For Eve was free either to sin or not to sin. The Church teaches so was Mary. It was a fresh start. A fresh start in Christ.
Unlike the rest of us lugs, Mary had a clean slate - so that she could serve both as a fitting model for us of the perfect Christian and the most holy of saints, and also so that she could serve as the only fitting mother of the Man Who was God. And she simply did what Eve didn't do, but could have. She simply kept her slate clean, allowing God to write on it as He saw fit - "Be it done unto me according to thy word" (Luke 1:38).
But Mary was only able to avoid Paul's observation that "all have sinned" because of her Immaculate Conception, because she was conceived without the stain of or the effects of original sin. Mary's lifelong holiness would not have been possible had she not been immaculately conceived.
Now why is all this so important?
Well, for one big reason.
Jesus Christ could not be born from sin.
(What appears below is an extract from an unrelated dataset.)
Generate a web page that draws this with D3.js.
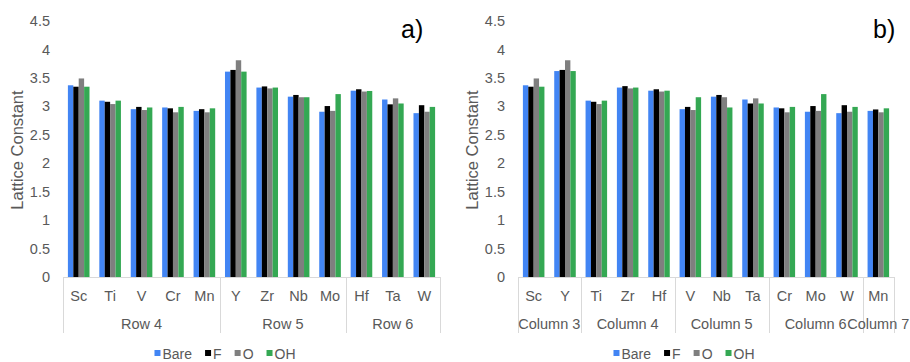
<!DOCTYPE html>
<html>
<head>
<meta charset="utf-8">
<script src="https://cdn.jsdelivr.net/npm/d3@7"></script>
<style>
  body { margin: 0; background: #fff; }
  text { font-family: "Liberation Sans", Arial, sans-serif; }
</style>
</head>
<body>
<svg id="chart"></svg>
<script>
var width = 910;
var height = 362;

// shared
var series = ["Bare", "F", "O", "OH"];
var colors = ["#4285F4", "#000000", "#7F7F7F", "#34A853"];
var yTicks = [0, 0.5, 1, 1.5, 2, 2.5, 3, 3.5, 4, 4.5];

// panel a) grouped by row
var aElements = ["Sc", "Ti", "V", "Cr", "Mn", "Y", "Zr", "Nb", "Mo", "Hf", "Ta", "W"];
var aGroups = ["Row 4", "Row 5", "Row 6"];
var aGroupSize = [5, 4, 3];
var aBare = [3.37, 3.10, 2.95, 2.98, 2.92, 3.61, 3.33, 3.17, 2.905, 3.275, 3.12, 2.88];
var aF    = [3.345, 3.08, 2.99, 2.965, 2.95, 3.64, 3.35, 3.20, 3.005, 3.30, 3.035, 3.02];
var aO    = [3.49, 3.04, 2.935, 2.895, 2.895, 3.81, 3.315, 3.16, 2.92, 3.26, 3.14, 2.905];
var aOH   = [3.345, 3.10, 2.98, 2.99, 2.965, 3.61, 3.33, 3.16, 3.215, 3.27, 3.05, 2.99];

// panel b) grouped by column
var bElements = ["Sc", "Y", "Ti", "Zr", "Hf", "V", "Nb", "Ta", "Cr", "Mo", "W", "Mn"];
var bGroups = ["Column 3", "Column 4", "Column 5", "Column 6", "Column 7"];
var bGroupSize = [2, 3, 3, 3, 1];
var bBare = [3.37, 3.62, 3.10, 3.33, 3.275, 2.95, 3.17, 3.12, 2.98, 2.905, 2.88, 2.92];
var bF    = [3.345, 3.64, 3.08, 3.355, 3.30, 2.99, 3.20, 3.05, 2.965, 3.005, 3.02, 2.945];
var bO    = [3.49, 3.81, 3.04, 3.315, 3.26, 2.935, 3.16, 3.14, 2.895, 2.92, 2.905, 2.895];
var bOH   = [3.345, 3.62, 3.10, 3.33, 3.275, 3.16, 2.98, 3.05, 2.99, 3.215, 2.99, 2.965];

var svg = d3.select("#chart").attr("width", width).attr("height", height);

var y = d3.scaleLinear().domain([0, 4.5]).range([277, 21]);

function drawPanel(p) {
    var g = svg.append("g");

    var x = d3.scaleBand().domain(p.elements).range([p.x0, p.x1]).padding(0);
    var pad = 4.9;
    var x1 = d3.scaleBand().domain(series).range([pad, x.bandwidth() - pad]).padding(0);

    // y axis labels
    var yAxis = d3.axisLeft(y).tickValues(yTicks).tickSize(0).tickPadding(0)
        .tickFormat(function(d) { return String(d); });
    var ya = g.append("g").attr("transform", "translate(" + p.tickX + ",0)").call(yAxis);
    ya.select(".domain").remove();
    ya.selectAll("text").attr("fill", "#595959").style("font-size", "14.5px")
        .style("font-family", "'Liberation Sans', Arial, sans-serif");

    g.append("text")
        .attr("transform", "translate(" + (p.x0 - 40) + ",150) rotate(-90)")
        .attr("text-anchor", "middle")
        .attr("fill", "#595959")
        .style("font-size", "16.5px")
        .text("Lattice Constant");

    // bars
    var rows = p.elements.map(function(el, i) {
        return { el: el, vals: p.values.map(function(s) { return s[i]; }) };
    });
    var grp = g.append("g").selectAll("g")
        .data(rows)
        .enter().append("g")
        .attr("transform", function(d) { return "translate(" + x(d.el) + ",0)"; });
    grp.selectAll("rect")
        .data(function(d) { return d.vals.map(function(v, k) { return { s: series[k], v: v, k: k }; }); })
        .enter().append("rect")
        .attr("x", function(d) { return x1(d.s); })
        .attr("width", x1.bandwidth())
        .attr("y", function(d) { return y(d.v); })
        .attr("height", function(d) { return y(0) - y(d.v); })
        .attr("fill", function(d) { return colors[d.k]; });

    // category axis
    g.append("line")
        .attr("x1", p.x0).attr("x2", p.x1)
        .attr("y1", y(0) + 0.5).attr("y2", y(0) + 0.5)
        .attr("stroke", "#d9d9d9");

    g.append("g").selectAll("text")
        .data(p.elements)
        .enter().append("text")
        .attr("x", function(d) { return x(d) + x.bandwidth() / 2; })
        .attr("y", 301)
        .attr("text-anchor", "middle")
        .attr("fill", "#595959")
        .style("font-size", "14.5px")
        .text(function(d) { return d; });

    var bounds = [0];
    p.groupSize.forEach(function(n, i) { bounds.push(bounds[i] + n); });
    var bx = bounds.map(function(b) { return p.x0 + b * x.step(); });

    g.append("g").selectAll("line")
        .data(bx)
        .enter().append("line")
        .attr("x1", function(d) { return Math.round(d) + 0.5; })
        .attr("x2", function(d) { return Math.round(d) + 0.5; })
        .attr("y1", y(0)).attr("y2", 333)
        .attr("stroke", "#d9d9d9");

    g.append("g").selectAll("text")
        .data(p.groups)
        .enter().append("text")
        .attr("x", function(d, i) { return (bx[i] + bx[i + 1]) / 2; })
        .attr("y", 329)
        .attr("text-anchor", "middle")
        .attr("fill", "#595959")
        .style("font-size", "14.5px")
        .text(function(d) { return d; });

    // panel label
    g.append("text")
        .attr("x", p.labelX).attr("y", 38)
        .attr("fill", "#000")
        .style("font-size", "25px")
        .text(p.label);

    // legend
    var leg = g.append("g");
    var cx = 0;
    series.forEach(function(s, k) {
        leg.append("rect")
            .attr("x", cx).attr("y", 350)
            .attr("width", 6).attr("height", 6)
            .attr("fill", colors[k]);
        var t = leg.append("text")
            .attr("x", cx + 8).attr("y", 358.5)
            .attr("fill", "#595959")
            .style("font-size", "14px")
            .text(s);
        cx += 8 + t.node().getComputedTextLength() + 13;
    });
    var lw = cx - 13;
    leg.attr("transform", "translate(" + (p.legendCenter - lw / 2) + ",0)");
}

drawPanel({
    x0: 63, x1: 440, tickX: 50, labelX: 401, legendCenter: 225,
    elements: aElements, groups: aGroups, groupSize: aGroupSize,
    values: [aBare, aF, aO, aOH], label: "a)"
});

drawPanel({
    x0: 518, x1: 894, tickX: 505, labelX: 873, legendCenter: 684,
    elements: bElements, groups: bGroups, groupSize: bGroupSize,
    values: [bBare, bF, bO, bOH], label: "b)"
});
</script>
</body>
</html>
He could bear all sin - as He did on the cross - but he could not be born from sin, or from a sinful woman. Holiness does not come from sin, but from grace - and grace - like the Immaculate Conception itself - is always and everywhere a miracle.
We cannot give birth to Christ in our hearts or in our lives through sin. And the more attached we are to sin - even venial sin - the less able are we to bear Him into the world.
And if you doubt this, look at the saints who bear Him forth so well.
Look especially at Mary.
By the way, my friend Mark Shea has written a trilogy of books on Mary, which are well worth reading. And it takes a trilogy, for I have only scratched the surface here.